October 29th, 2024 at 7:49 am
The sources about what went down behind the scenes with this differ. “30% Wachowski reshoot” sounds odd, considering that other sources say the movie got almost EXORCIST: DOMINION’d and therefore reshot almost completely, with Hirschbiegel only getting director credit for the final version because he was the more prestigious name at the time, while McTeague got a nice paycheck for not complaining about it. What everybody agrees on is that Daniel Craig originally had a smaller part, but in the gap between the first and 2nd shoot he was cast as James Bond, so they added more of him to capitalize on that.

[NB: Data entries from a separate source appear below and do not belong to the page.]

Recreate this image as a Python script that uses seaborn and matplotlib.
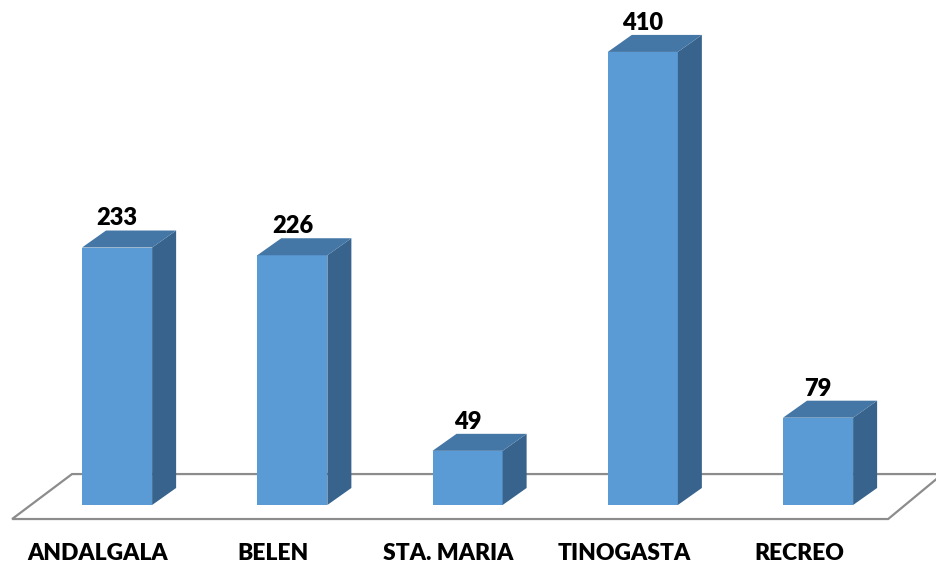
import matplotlib
matplotlib.use('Agg')
import pandas as pd
import matplotlib.pyplot as plt
import seaborn as sns
from matplotlib.patches import Polygon
from matplotlib.transforms import offset_copy

departamentos = ["ANDALGALA", "BELEN", "STA. MARIA", "TINOGASTA", "RECREO"]
casos = [233, 226, 49, 410, 79]

df = pd.DataFrame({"departamento": departamentos, "casos": casos})

sns.set_style("white")
plt.rcParams['font.family'] = ['Lato', 'DejaVu Sans']

fig = plt.figure(figsize=(9.36, 5.64), dpi=100)
ax = fig.add_axes([0, 0, 1, 1])

front = '#5B9BD5'
top_c = '#4577A6'
side_c = '#37638C'

sns.barplot(data=df, x="departamento", y="casos", color=front, width=0.4,
            saturation=1, linewidth=0, edgecolor='none', ax=ax, zorder=3)

ax.set_xlim(-0.668, 4.673)
ax.set_ylim(-53.4, 457)
ax.axis('off')

# depth of the fake 3D effect (data units)
dx, dy = 0.137, 15.4

# floor
floor = Polygon([(-0.599, -12.7), (-0.257, 28), (4.71, 28), (4.40, -12.7)],
                closed=True, facecolor='white', edgecolor='#8C8C8C',
                linewidth=1.6, zorder=1, clip_on=False)
ax.add_patch(floor)

for bar, val in zip(ax.patches[:len(casos)], casos):
    x0 = bar.get_x()
    w = bar.get_width()
    h = bar.get_height()
    x1 = x0 + w
    ax.add_patch(Polygon([(x1, 0), (x1 + dx, dy), (x1 + dx, h + dy), (x1, h)],
                         closed=True, facecolor=side_c, edgecolor='none', zorder=3))
    ax.add_patch(Polygon([(x0, h), (x0 + dx, h + dy), (x1 + dx, h + dy), (x1, h)],
                         closed=True, facecolor=top_c, edgecolor='none', zorder=3))
    ax.text(x0 + w / 2, h + dy + 1, str(val), ha='center', va='bottom',
            fontsize=17, fontweight='heavy', color='black', zorder=4)

lbl_tr = offset_copy(ax.transData, fig=fig, x=-19, y=0, units='dots')
for i, name in enumerate(departamentos):
    ax.text(i, -43.5, name, ha='center', va='center', fontsize=16.5,
            fontweight='heavy', color='black', transform=lbl_tr)

fig.savefig("out.png", dpi=100)
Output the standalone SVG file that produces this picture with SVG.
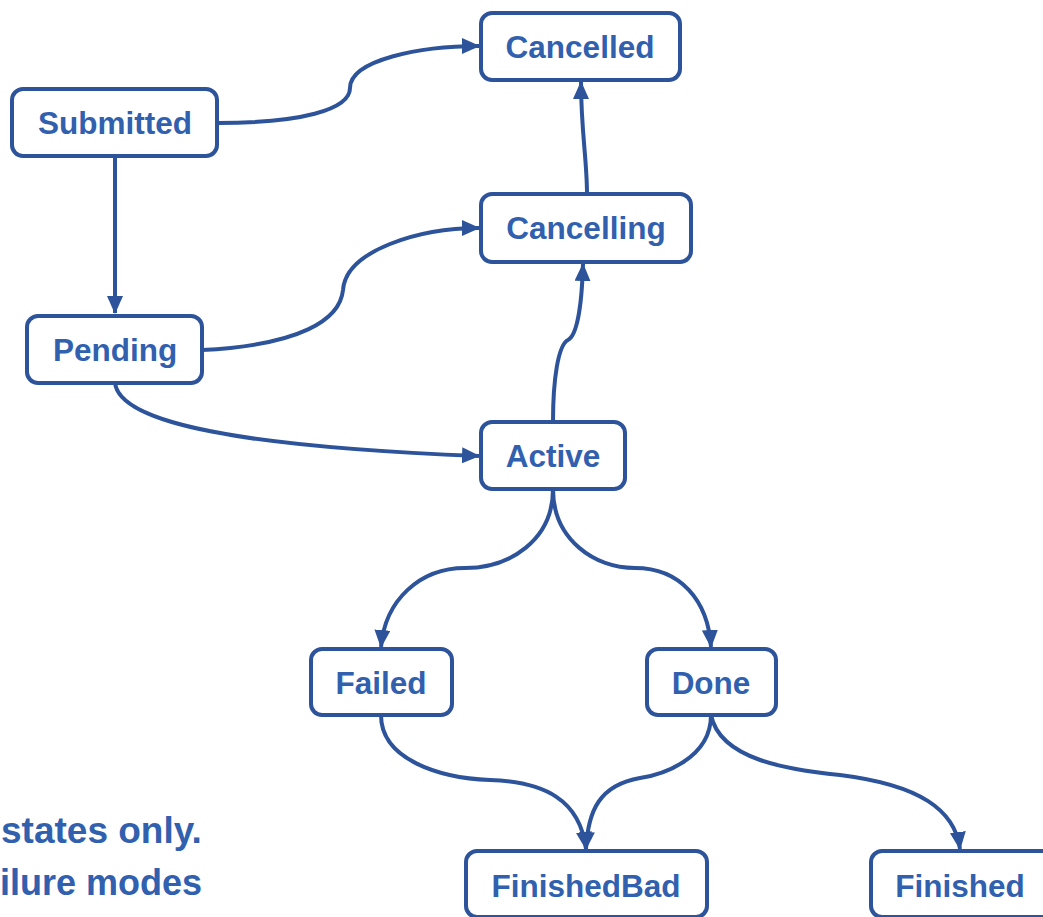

Back in the IMDb message board days someone who claimed to have seen the Hirschbiegel cut, called it “Like watching a disturbing documentary about the end of the world” and agreed that from a commercial POV the reshoots made sense, because this was more an arthouse movie than a blockbuster, which is something that I heard through the years a few times. Don’t know if they were all referring to the same IMDb post or were different people from the test screenings. Someone else claimed that Q-Tip appeared as leader of an anti-alien resistance in the last act, which supposedly had a claustrophobic but small scale action scene with a crowd of infected and uninfected people in a stairway, but I never heard anybody mention Q-tip’s participation either before or after release, so take that with a grain of salt.
It’s been a long time since I saw it, but I agree with it being “Not as good as the others, but also still watchable”. Still, would’ve been cool if the S***** C** would’ve been such a global phenomenon that there would be a wave of restored director’s cuts and this would be one of them.